Energy Policy is a key research area of mine. Specifically I am interested in the development of decentralised, low carbon, community focussed energy systems as a counter to the inherent vulnerability of conventional energy systems to social, economic and environmental shocks.
As part of my research into this subject, I co-authored a paper, published in the journal Energy Policy, with Dr. Geoff O’Brien from the department of Geography and Environmental Management, Northumbria Univeristy. Here I sum up our main points and findings…
Traditionally, energy system vulnerability has been viewed in terms of technical failure, accidents or operator errors, however, it is increasingly recognised that vulnerability is multi-dimensional and influenced by a wide range of interacting factors such as system complexity, resource availability and constraints, diversity of energy supply and political disruptions. Such factors typify conventional fossil fuel sources of energy, in particular though the problem of diminishing accessible, secure and economically viable reserves and the need to reduce CO2 emissions. The former manifests itself in increased fuel cost, the latter in legislative and economic constraints. This vulnerability can have a devastating effect on end users, whether they be business consumers who require continuity of price and supply to stay in business, or domestic consumers who rely on a secure, affordable supply of energy to heat and power their homes.
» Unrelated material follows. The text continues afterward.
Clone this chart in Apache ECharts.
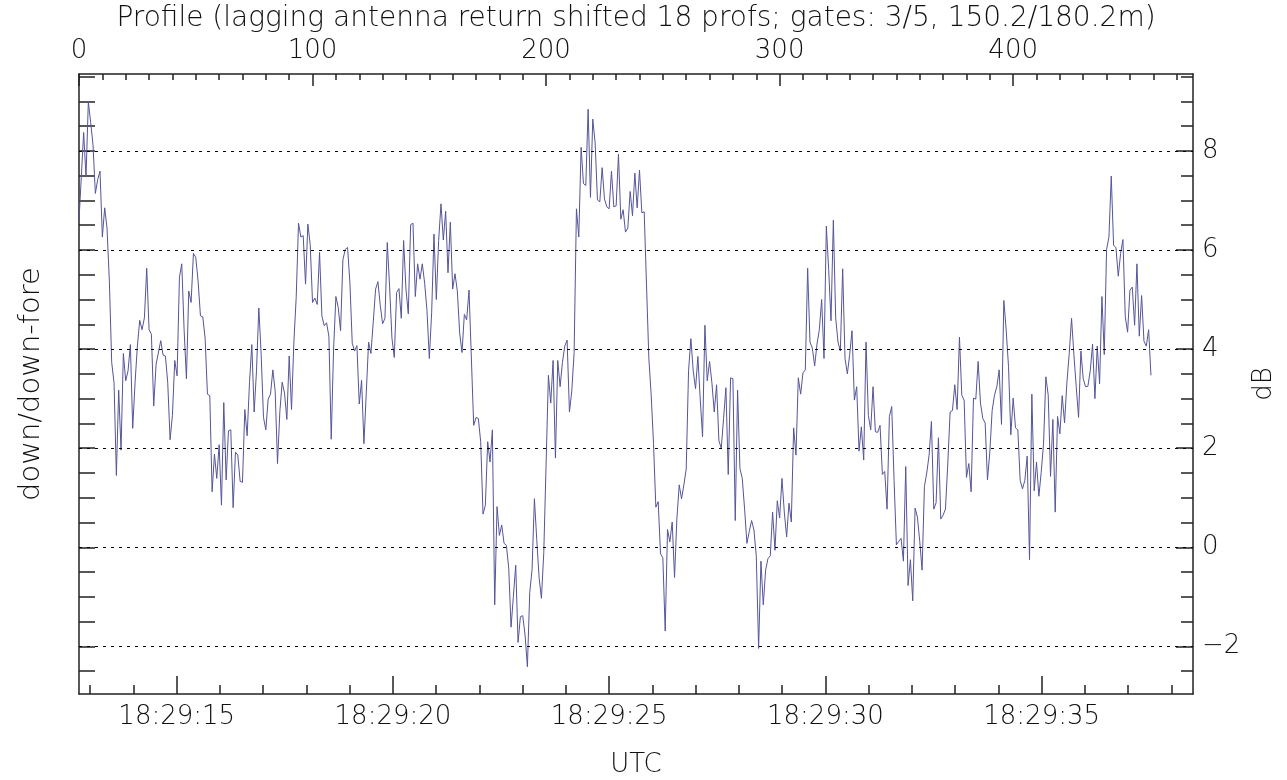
<!DOCTYPE html>
<html>
<head>
<meta charset="utf-8">
<script src="https://cdn.jsdelivr.net/npm/echarts@6.0.0/dist/echarts.min.js"></script>
<style>
  html, body { margin: 0; padding: 0; background: #fff; }
  #chart { width: 1287px; height: 780px; }
</style>
</head>
<body>
<div id="chart"></div>
<script>
// down/down-fore ratio in dB, one value per profile (null = not read)
var dB = [
  6.6, null, 8.37, 7.47, 8.99, 8.57, 8.12, 7.14, 7.42, 7.59,
  6.26, 6.85, 6.44, 5.37, 3.73, 3.32, 1.45, 3.17, 1.96, 3.91,
  3.36, 3.56, 4.09, 2.40, 3.32, 4.06, 4.58, 4.39, 4.63, 5.63,
  4.39, 4.30, 2.85, 3.69, null, 4.17, 3.88, 3.86, 3.32, 2.17,
  2.66, 3.77, 3.46, 5.45, 5.72, 4.39, 3.40, 5.17, 4.94, 5.93,
  5.85, 5.37, 4.67, 4.65, 4.22, 3.09, 3.06, 1.12, 1.88, 1.39,
  2.07, 0.85, 2.92, 1.36, 2.35, 2.37, 0.80, 1.92, 1.86, 1.33,
  1.31, 2.78, 2.25, 3.32, 4.09, 2.73, 3.56, 4.83, 3.89, 2.62,
  2.37, 2.99, 3.09, 3.58, 3.15, 1.69, 2.74, 3.33, 3.11, 2.58,
  3.86, 2.78, 4.14, 5.04, 6.54, 6.26, 6.29, 5.31, 6.52, 6.11,
  4.94, 5.03, 4.90, 5.95, 4.67, 4.47, 4.53, 4.26, 2.18, 3.98,
  5.06, 4.84, 4.37, 5.80, 6.01, 6.05, 5.33, 4.12, 3.96, 4.07,
  2.89, 3.37, 2.09, 3.11, 4.14, 3.91, 4.55, 5.21, 5.36, 4.88,
  4.51, 4.62, 6.15, 5.25, 4.22, 3.83, 5.14, 5.22, 4.62, 6.19,
  5.21, 4.71, 6.51, 6.54, 5.06, 5.72, 5.41, 5.72, 5.33, 4.78,
  3.81, 4.73, 6.32, 5.00, 6.19, 6.93, 6.20, 6.78, 5.54, 6.56,
  5.21, 5.52, 5.17, 4.32, 3.93, 4.70, 4.59, 5.19, null, 2.46,
  2.62, 2.60, 2.13, 0.67, 0.85, 2.13, 1.72, 2.37, -1.16, 0.82,
  0.24, 0.45, 0.08, 0.04, -0.42, -1.61, -0.99, -0.36, -1.92, -1.40,
  -1.38, -1.77, -2.41, -0.91, -0.45, 0.98, 0.16, -0.61, -1.03, -0.12,
  null, 3.47, 2.91, 3.77, 1.80, 3.77, 3.24, 3.73, 4.06, 4.18,
  2.73, 3.15, 3.93, 6.83, 6.26, 8.07, 7.34, 7.30, 8.84, 7.06,
  8.64, 8.16, 7.01, 6.97, 7.66, 7.03, 6.87, 6.83, 7.59, 6.87,
  6.89, 7.93, 6.62, 6.81, 6.36, 6.44, 7.18, 6.69, 7.55, 6.85,
  7.61, 6.75, 6.77, null, 3.81, 3.07, 2.09, 0.81, 0.92, -0.13,
  -0.21, -1.69, 0.36, 0.11, 0.51, -0.61, 0.57, 1.26, 0.98, 1.26,
  1.58, 3.56, 4.21, 3.56, 3.20, 3.85, 2.99, 2.23, 4.48, 3.36,
  3.75, 3.32, 2.73, 3.28, 2.15, 2.00, 2.60, 3.22, 1.47, 3.42,
  3.40, 0.54, 3.17, 1.59, 1.39, 0.77, 0.08, 0.32, 0.54, 0.35,
  -0.17, -2.04, -0.28, -1.16, -0.46, -0.23, -0.17, 0.71, -0.06, 0.94,
  0.59, 1.39, 0.71, 0.21, 0.89, 0.51, 2.41, 1.86, 3.42, 3.09,
  3.52, 3.58, 5.63, 4.14, 4.02, 3.66, 4.10, 4.39, 5.00, 3.81,
  6.48, 5.60, 4.57, 6.60, 4.63, 4.14, 3.96, 5.62, 3.81, 3.50,
  3.89, 4.37, 2.97, 3.24, 1.94, 2.43, 1.76, 4.14, 2.66, 2.37,
  3.24, 2.33, 2.32, 2.46, 1.47, 1.53, 0.77, 2.64, 2.84, 1.35,
  0.05, 0.12, 0.18, -0.28, 1.63, -0.77, -0.25, -1.08, 0.79, 0.61,
  0.12, -0.46, 1.23, 1.50, 1.86, 2.54, 0.77, 0.90, 2.21, 0.57,
  0.65, 0.77, 1.68, 2.73, 2.76, 3.28, 2.78, 4.24, 3.07, 2.97,
  1.41, 1.69, 1.12, 3.01, 2.99, 3.75, 2.91, 2.60, 2.51, 1.36,
  1.92, 2.76, 3.07, 3.24, 3.58, 2.48, 4.98, 4.39, 3.65, 2.27,
  3.01, 2.41, 2.37, 1.35, 1.18, 1.35, 1.84, -0.25, 3.09, 1.14,
  1.72, 1.03, 1.51, 2.09, 3.44, 3.07, 1.43, 2.58, 0.71, 2.64,
  2.29, 3.06, 2.51, 3.32, 3.91, 4.62, 3.89, 3.24, 2.62, 3.96,
  3.40, 3.24, 3.25, 3.56, 4.10, 3.00, 4.06, 3.30, 5.06, 3.89,
  6.01, 6.26, 7.49, 6.09, 6.05, 5.47, 5.93, 6.21, 4.65, 4.34,
  5.19, 5.25, 4.48, 5.72, 4.26, 5.08, 4.16, 4.06, 4.39, 3.47
];

// axis ticks / labels
var profTicks = [0, 100, 200, 300, 400];      // top axis (profile number)
var secTicks = [15, 20, 25, 30, 35];           // bottom axis, seconds of 18:29
var dbTicks = [-2, 0, 2, 4, 6, 8];             // right axis labels + dotted lines

var profRange = [0, 477];
var secRange = [12.74, 38.5];
var dbRange = [-2.96, 9.55];

var profMinor = [], secMinor = [], dbHalf = [], dbMinor = [];
for (var p = 10; p < profRange[1]; p += 10) { if (p % 100) profMinor.push(p); }
for (var s = 13; s < secRange[1]; s++) { if (s % 5) secMinor.push(s); }
for (var h = -2.5; h < dbRange[1]; h += 0.5) {
  dbHalf.push(h);
  if (dbTicks.indexOf(h) < 0) dbMinor.push(h);
}

var lineData = [];
dB.forEach(function (v, i) { if (v !== null) lineData.push([i, v]); });

var FONT = 'DejaVu Sans';
var txt = { fontFamily: FONT, fontSize: 26, fontWeight: 200, color: '#111' };
var txtTitle = { fontFamily: FONT, fontSize: 28, fontWeight: 200, color: '#111' };
var txtBig = { fontFamily: FONT, fontSize: 29, fontWeight: 200, color: '#111' };
var frame = { color: '#222', width: 1.5 };
var GRID = { left: 79, right: 94, top: 74, bottom: 86, outerBoundsMode: 'none' };

function axisBase(extra) {
  var a = {
    type: 'value',
    splitLine: { show: false },
    axisLine: { show: false, onZero: false, lineStyle: frame },
    axisLabel: { show: false },
    axisTick: { show: true, inside: true, lineStyle: frame }
  };
  for (var k in extra) a[k] = extra[k];
  return a;
}
var lineOn = { show: true, onZero: false, lineStyle: frame };
var lineOff = { show: false, onZero: false };

var chart = echarts.init(document.getElementById('chart'));
var option = {
  animation: false,
  backgroundColor: '#fff',
  grid: [Object.assign({}, GRID), Object.assign({}, GRID)],
  xAxis: [
    axisBase({
      gridIndex: 0, position: 'top', min: profRange[0], max: profRange[1],
      name: 'Profile (lagging antenna return shifted 18 profs; gates: 3/5, 150.2/180.2m)',
      nameLocation: 'middle', nameGap: 35, nameTextStyle: txtTitle,
      axisLine: lineOn,
      axisTick: { show: true, inside: true, length: 12, customValues: profTicks, lineStyle: frame },
      axisLabel: Object.assign({ show: true, margin: 10, customValues: profTicks }, txt)
    }),
    axisBase({
      gridIndex: 0, position: 'bottom', min: secRange[0], max: secRange[1],
      name: 'UTC', nameLocation: 'middle', nameGap: 58, nameTextStyle: txt,
      axisLine: lineOn,
      axisTick: { show: true, inside: true, length: 18, customValues: secTicks, lineStyle: frame },
      axisLabel: Object.assign({
        show: true, margin: 10, customValues: secTicks,
        formatter: function (v) { return '18:29:' + v; }
      }, txt)
    }),
    axisBase({
      gridIndex: 1, position: 'top', min: profRange[0], max: profRange[1],
      axisLine: lineOff,
      axisTick: { show: true, inside: true, length: 6, customValues: profMinor, lineStyle: frame }
    }),
    axisBase({
      gridIndex: 1, position: 'bottom', min: secRange[0], max: secRange[1],
      axisLine: lineOff,
      axisTick: { show: true, inside: true, length: 9, customValues: secMinor, lineStyle: frame }
    })
  ],
  yAxis: [
    axisBase({
      gridIndex: 0, position: 'left', min: dbRange[0], max: dbRange[1],
      name: 'down/down-fore', nameLocation: 'middle', nameGap: 33, nameTextStyle: txtBig,
      axisLine: lineOn,
      axisTick: { show: true, inside: true, length: 16, customValues: dbHalf, lineStyle: frame }
    }),
    axisBase({
      gridIndex: 0, position: 'right', min: dbRange[0], max: dbRange[1],
      name: 'dB', nameLocation: 'middle', nameGap: 57, nameTextStyle: txt,
      axisLine: lineOn,
      axisTick: { show: true, inside: true, length: 17, customValues: dbTicks, lineStyle: frame },
      axisLabel: Object.assign({
        show: true, margin: 9, customValues: dbTicks,
        formatter: function (v) { return v < 0 ? '\u2212' + (-v) : String(v); }
      }, txt)
    }),
    axisBase({
      gridIndex: 1, position: 'right', min: dbRange[0], max: dbRange[1],
      axisLine: lineOff,
      axisTick: { show: true, inside: true, length: 12, customValues: dbMinor, lineStyle: frame }
    })
  ],
  series: [{
    type: 'line',
    xAxisIndex: 0,
    yAxisIndex: 0,
    data: lineData,
    showSymbol: false,
    symbol: 'none',
    lineStyle: { color: '#55559a', width: 1 },
    markLine: {
      silent: true,
      symbol: 'none',
      label: { show: false },
      lineStyle: { color: '#000', width: 1, type: [3, 5] },
      data: dbTicks.map(function (v) { return { yAxis: v }; })
    }
  }]
};
chart.setOption(option);
</script>
</body>
</html>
In the paper we conceptualise a resilient energy system defined thus…
“A resilient energy exhibits adaptive capacity to cope with and respond to disruptions by minimising vulnerabilities and exploiting beneficial opportunities through socio-technical co-evolution. It is characterized by the knowledge, skills and learning capacity of stakeholders to use indigenous resources for energy service delivery”
Conceptually a resilient energy system brings together two actor groups, broadly those that own and use energy producing technologies and those that develop and deploy those technologies. In the diagram below, energy resources are captured and/or stored, either with embedded or localised technologies. The user interface provides information that enables the user to balance the energy service need to either available or stored resources.
Conceptual representation of a resilient energy system
In practice, this means a shift from concentrated ownership of generation and distribution capacity and many passive consumers model to a more democratic model with many stakeholders as shown in the figure below.
Besides addressing a number of systemic vulnerabilities of current structures such changes can generate space for new forms of ownership and governance. We do not advocate a single model but argue that the principal driver for resilience building, predicated on entitlements and governance, is learning. Learning must be broad based and not limited to a training function, for example, how to use or install particular renewable technologies. Learning is required in two areas. Firstly, for users a social learning context where experiences, ideas and environments are shared in a process of iterative learning. Social learning can embed good practice, for example, energy efficiency through use of visual displays, understandable energy use information and on-going agency support. Well- informed individuals or groups can make visible their actions in response to climate change by, for example, installing or embedding renewable technologies on their premises or homes; actions which can reinforce positive behaviour in others.
There are some signs of an increase in smaller more localised approaches. The challenge is for policy-makers to act on the signals for change and start to devise policy solutions that can transform the energy system. In Denmark, Netherlands and Germany there is consider- able involvement in wind power, facilitated through incentives, a sympathetic planning system and a flexible banking suppor- tive of small scale projects. Though there is some movement in the UK, we suggest that a more radical policy approach is needed if we are to make a more resilient energy system. Finally we argue that thinking from a resilience perspective allows an approach to a low carbon future where shared solutions, developed through learning, can make a sustainable energy future a reality.
O’Brien, G., Hope, A., (2010) Localism and energy: Negotiating approaches to embedding resilience in energy systems. Energy Policy 38, 7550-7558.